Ao fundo do corredor havia uma fotografia muito antiga: diziam-me que era o meu avô. O avô nunca o conheci: morreu jovem ainda deixando vários filhos todos de tenra idade. Era culto para o seu tempo: foi à escola .
À hora de almoço, em casa da minha mãe, ela falou nele. Mais de 75 anos após a sua morte, a filha, que à altura tinha 5 anos, lembrou o vaivém dos médicos em desespero para salvar uma vida que hoje seria poupada com uma vacina.
Mas lembrou o Pai. Rompia o dia e tirava os filhos da cama, carregava-os para a carroça com taipais de verga e partia para o trabalho no campo. A minha avó protestava:
- Levas as crianças a dormir. Deixa-as.
- Não. Elas gostam de ir comigo. Deixa-as ir mulher.

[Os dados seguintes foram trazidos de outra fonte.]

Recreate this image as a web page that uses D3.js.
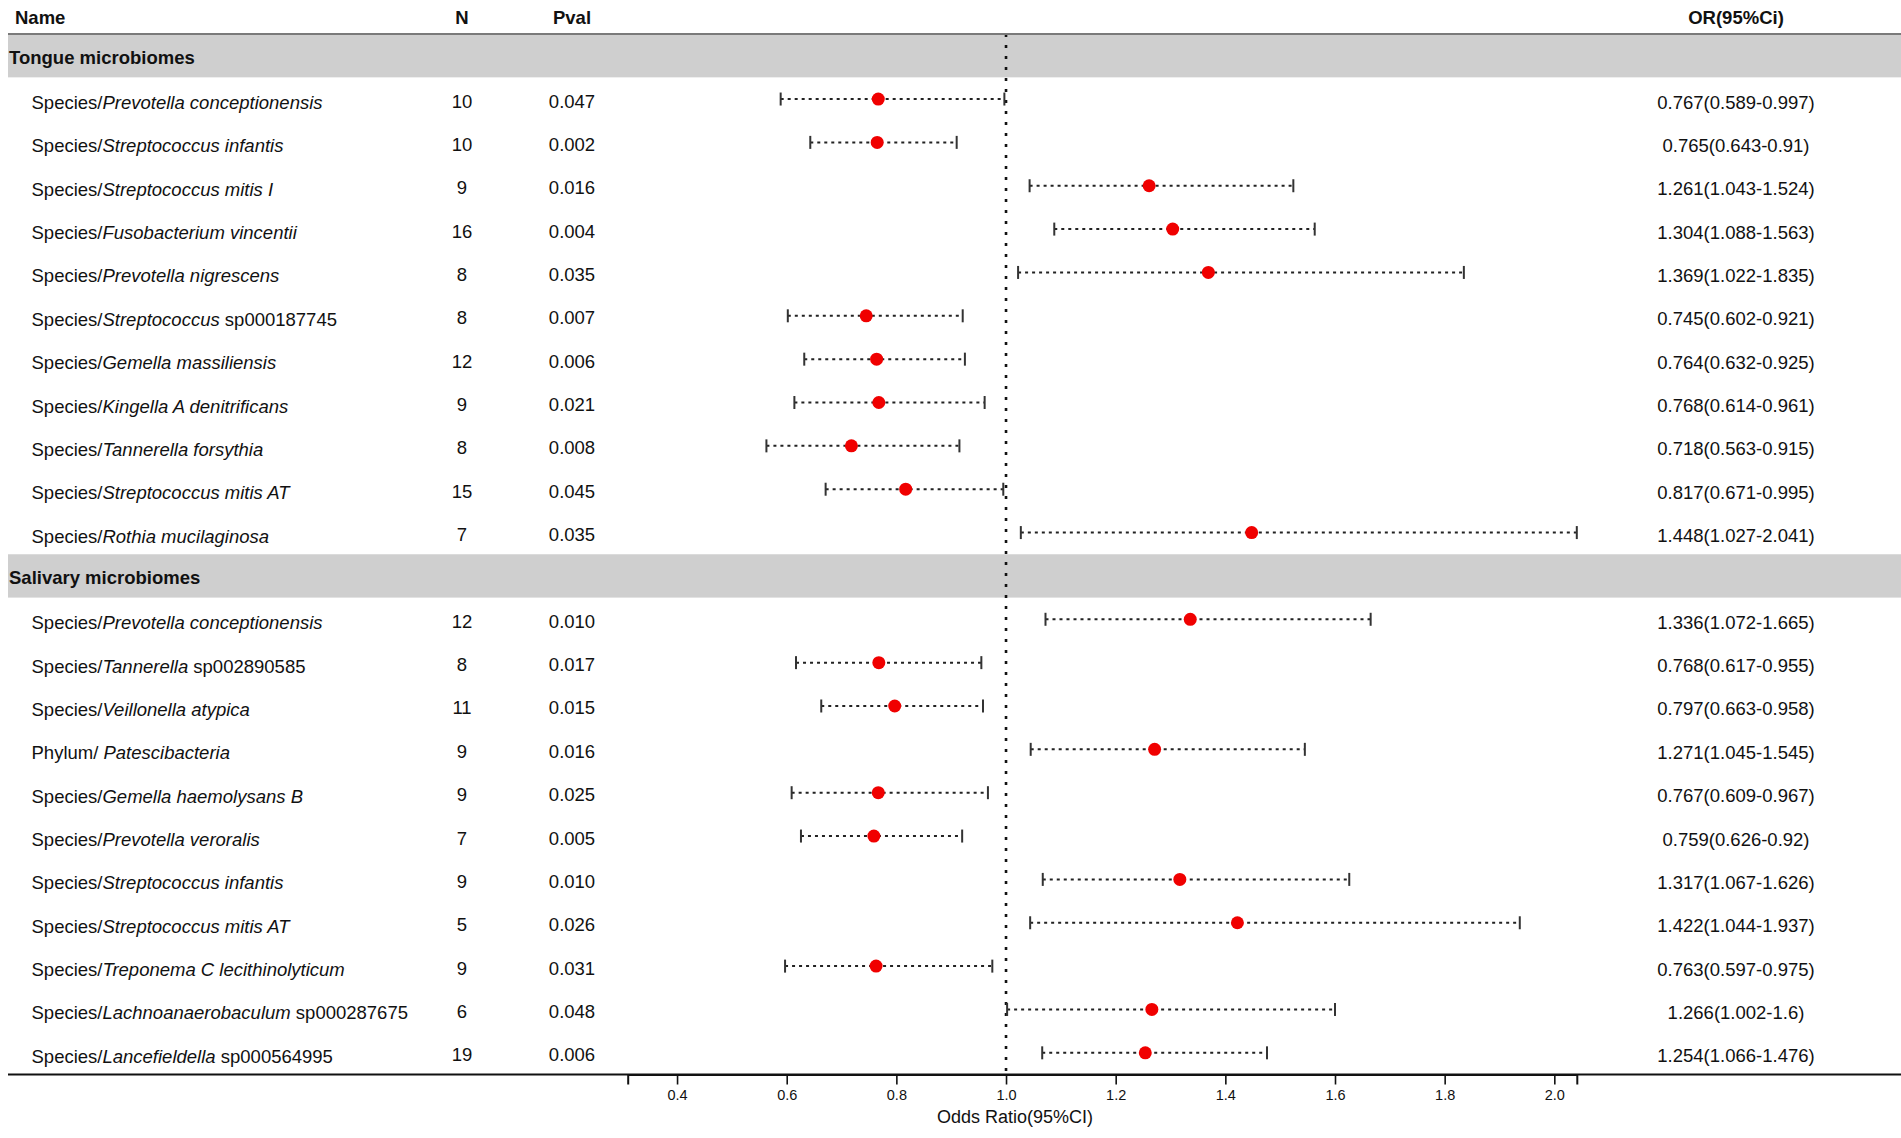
<!DOCTYPE html>
<html>
<head>
<meta charset="utf-8">
<script src="https://cdn.jsdelivr.net/npm/d3@7"></script>
<style>
  body { margin: 0; background: #fff; }
  text { font-family: "Liberation Sans", Arial, sans-serif; fill: #111; }
</style>
</head>
<body>
<div id="forest"></div>
<script>
// ---- data ----
var sections = ["Tongue microbiomes", "Salivary microbiomes"];

// [upright prefix, italic part, upright suffix]
var tongueNames = [
    ["Species/", "Prevotella conceptionensis", ""],
    ["Species/", "Streptococcus infantis", ""],
    ["Species/", "Streptococcus mitis I", ""],
    ["Species/", "Fusobacterium vincentii", ""],
    ["Species/", "Prevotella nigrescens", ""],
    ["Species/", "Streptococcus", " sp000187745"],
    ["Species/", "Gemella massiliensis", ""],
    ["Species/", "Kingella A denitrificans", ""],
    ["Species/", "Tannerella forsythia", ""],
    ["Species/", "Streptococcus mitis AT", ""],
    ["Species/", "Rothia mucilaginosa", ""]
];
var tongueN = [10, 10, 9, 16, 8, 8, 12, 9, 8, 15, 7];
var tonguePval = [0.047, 0.002, 0.016, 0.004, 0.035, 0.007, 0.006, 0.021, 0.008, 0.045, 0.035];
var tongueOR = [0.767, 0.765, 1.261, 1.304, 1.369, 0.745, 0.764, 0.768, 0.718, 0.817, 1.448];
var tongueLow = [0.589, 0.643, 1.043, 1.088, 1.022, 0.602, 0.632, 0.614, 0.563, 0.671, 1.027];
var tongueHigh = [0.997, 0.91, 1.524, 1.563, 1.835, 0.921, 0.925, 0.961, 0.915, 0.995, 2.041];

var salivaNames = [
    ["Species/", "Prevotella conceptionensis", ""],
    ["Species/", "Tannerella", " sp002890585"],
    ["Species/", "Veillonella atypica", ""],
    ["Phylum/ ", "Patescibacteria", ""],
    ["Species/", "Gemella haemolysans B", ""],
    ["Species/", "Prevotella veroralis", ""],
    ["Species/", "Streptococcus infantis", ""],
    ["Species/", "Streptococcus mitis AT", ""],
    ["Species/", "Treponema C lecithinolyticum", ""],
    ["Species/", "Lachnoanaerobaculum", " sp000287675"],
    ["Species/", "Lancefieldella", " sp000564995"]
];
var salivaN = [12, 8, 11, 9, 9, 7, 9, 5, 9, 6, 19];
var salivaPval = [0.010, 0.017, 0.015, 0.016, 0.025, 0.005, 0.010, 0.026, 0.031, 0.048, 0.006];
var salivaOR = [1.336, 0.768, 0.797, 1.271, 0.767, 0.759, 1.317, 1.422, 0.763, 1.266, 1.254];
var salivaLow = [1.072, 0.617, 0.663, 1.045, 0.609, 0.626, 1.067, 1.044, 0.597, 1.002, 1.066];
var salivaHigh = [1.665, 0.955, 0.958, 1.545, 0.967, 0.92, 1.626, 1.937, 0.975, 1.6, 1.476];

var tickVals = [0.4, 0.6, 0.8, 1.0, 1.2, 1.4, 1.6, 1.8, 2.0];
var xDomain = [0.31, 2.041];

// ---- layout ----
var svgWidth = 1901;
var svgHeight = 1138;
var tableTop = 34;
var tableBottom = 1074.5;
var orColX = 1736;

var svg = d3.select("#forest")
    .append("svg")
    .attr("width", svgWidth)
    .attr("height", svgHeight);

// flatten rows: section header, then its entries
function buildRows(label, names, n, p, or, lo, hi) {
    var out = [{ section: label }];
    names.forEach(function(nm, i) {
        out.push({ name: nm, n: n[i], p: p[i], or: or[i], lo: lo[i], hi: hi[i] });
    });
    return out;
}
var rows = buildRows(sections[0], tongueNames, tongueN, tonguePval, tongueOR, tongueLow, tongueHigh)
    .concat(buildRows(sections[1], salivaNames, salivaN, salivaPval, salivaOR, salivaLow, salivaHigh));
rows.forEach(function(d, i) { d.idx = i; });

var yScale = d3.scaleBand()
    .domain(d3.range(rows.length))
    .range([tableTop, tableBottom]);
var yMid = function(i) { return yScale(i) + yScale.bandwidth() / 2; };

var xScale = d3.scaleLinear()
    .domain(xDomain)
    .range([627.7, 1576.8]);

var sectionRows = rows.filter(function(d) { return d.section; });
var dataRows = rows.filter(function(d) { return !d.section; });

// grey section bands
svg.append("g").selectAll("rect")
    .data(sectionRows)
    .enter()
    .append("rect")
    .attr("x", 8)
    .attr("y", d => yScale(d.idx))
    .attr("width", svgWidth - 8)
    .attr("height", yScale.bandwidth())
    .attr("fill", "#cfcfcf");

svg.append("g").selectAll("text")
    .data(sectionRows)
    .enter()
    .append("text")
    .attr("x", 9)
    .attr("y", d => yMid(d.idx) + 2)
    .attr("dominant-baseline", "central")
    .style("font-size", "18.5px")
    .style("font-weight", "bold")
    .text(d => d.section);

// reference line at OR = 1
svg.append("line")
    .attr("x1", xScale(1)).attr("x2", xScale(1))
    .attr("y1", tableTop).attr("y2", tableBottom)
    .attr("stroke", "#111")
    .attr("stroke-width", 2.6)
    .attr("stroke-dasharray", "3,8");

// confidence intervals
var ciGroup = svg.append("g");
ciGroup.selectAll("line.ci")
    .data(dataRows)
    .enter()
    .append("line")
    .attr("class", "ci")
    .attr("x1", d => xScale(d.lo))
    .attr("x2", d => xScale(d.hi))
    .attr("y1", d => yMid(d.idx))
    .attr("y2", d => yMid(d.idx))
    .attr("stroke", "#222")
    .attr("stroke-width", 2)
    .attr("stroke-dasharray", "3,4");

["lo", "hi"].forEach(function(key) {
    ciGroup.selectAll("line.cap-" + key)
        .data(dataRows)
        .enter()
        .append("line")
        .attr("class", "cap-" + key)
        .attr("x1", d => xScale(d[key]))
        .attr("x2", d => xScale(d[key]))
        .attr("y1", d => yMid(d.idx) - 6.5)
        .attr("y2", d => yMid(d.idx) + 6.5)
        .attr("stroke", "#333")
        .attr("stroke-width", 2);
});

ciGroup.selectAll("circle")
    .data(dataRows)
    .enter()
    .append("circle")
    .attr("cx", d => xScale(d.or))
    .attr("cy", d => yMid(d.idx))
    .attr("r", 6.5)
    .attr("fill", "#f00000");

// table text
var fmtP = d3.format(".3f");
var textGroup = svg.append("g").style("font-size", "18.5px");

var nameText = textGroup.selectAll("text.name")
    .data(dataRows)
    .enter()
    .append("text")
    .attr("class", "name")
    .attr("x", 31.5)
    .attr("y", d => yMid(d.idx) + 3)
    .attr("dominant-baseline", "central");
nameText.append("tspan").text(d => d.name[0]);
nameText.append("tspan").style("font-style", "italic").text(d => d.name[1]);
nameText.append("tspan").text(d => d.name[2]);

textGroup.selectAll("text.n")
    .data(dataRows)
    .enter()
    .append("text")
    .attr("x", 462)
    .attr("y", d => yMid(d.idx) + 2)
    .attr("dominant-baseline", "central")
    .attr("text-anchor", "middle")
    .text(d => d.n);

textGroup.selectAll("text.p")
    .data(dataRows)
    .enter()
    .append("text")
    .attr("x", 572)
    .attr("y", d => yMid(d.idx) + 2)
    .attr("dominant-baseline", "central")
    .attr("text-anchor", "middle")
    .text(d => fmtP(d.p));

textGroup.selectAll("text.or")
    .data(dataRows)
    .enter()
    .append("text")
    .attr("x", orColX)
    .attr("y", d => yMid(d.idx) + 3)
    .attr("dominant-baseline", "central")
    .attr("text-anchor", "middle")
    .text(d => `${d.or}(${d.lo}-${d.hi})`);

// column headers
var headers = [
    { label: "Name", x: 15, anchor: "start" },
    { label: "N", x: 462, anchor: "middle" },
    { label: "Pval", x: 572, anchor: "middle" },
    { label: "OR(95%Ci)", x: orColX, anchor: "middle" }
];
svg.append("g").selectAll("text")
    .data(headers)
    .enter()
    .append("text")
    .attr("x", d => d.x)
    .attr("y", 17)
    .attr("dominant-baseline", "central")
    .attr("text-anchor", d => d.anchor)
    .style("font-size", "18.5px")
    .style("font-weight", "bold")
    .text(d => d.label);

svg.append("line")
    .attr("x1", 8).attr("x2", svgWidth)
    .attr("y1", tableTop).attr("y2", tableTop)
    .attr("stroke", "#7a7a7a")
    .attr("stroke-width", 2);

// bottom rule + axis
svg.append("line")
    .attr("x1", 8).attr("x2", svgWidth)
    .attr("y1", tableBottom).attr("y2", tableBottom)
    .attr("stroke", "#111")
    .attr("stroke-width", 2);

var bottomAxis = d3.axisBottom(xScale)
    .tickValues(tickVals)
    .tickFormat(d3.format(".1f"))
    .tickSize(10)
    .tickSizeOuter(10)
    .tickPadding(5);

var xAxis = svg.append("g")
    .attr("transform", `translate(0, ${tableBottom})`)
    .call(bottomAxis);
xAxis.select(".domain").attr("stroke", "#111").attr("stroke-width", 2);
xAxis.selectAll(".tick line").attr("stroke", "#111").attr("stroke-width", 1.6);
xAxis.selectAll(".tick text")
    .style("font-size", "14.5px")
    .style("font-family", "'Liberation Sans', Arial, sans-serif")
    .attr("fill", "#111");

svg.append("text")
    .attr("x", 1015)
    .attr("y", 1117)
    .attr("dominant-baseline", "central")
    .attr("text-anchor", "middle")
    .style("font-size", "18px")
    .text("Odds Ratio(95%CI)");
</script>
</body>
</html>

Chegado ao terreno descarregava-os e ficavam, até acordar, debaixo de um salgueiro.
Lembra também quando partiu um bacio de porcelana. A minha avó queria castigá-la e ela fugiu para debaixo da carroça no pátio. O pai apareceu a acudir:
-Deixa mulher. Deixa a criança! São só uns cacos.
As lágrimas vieram-lhe aos olhos. Mais de 100 anos depois de ter nascido um homem era lembrado e saía da fotografia para tomar vida e forma.
É assim a família: laços que moldam, que perduram, que atravessam e derrotam o tempo.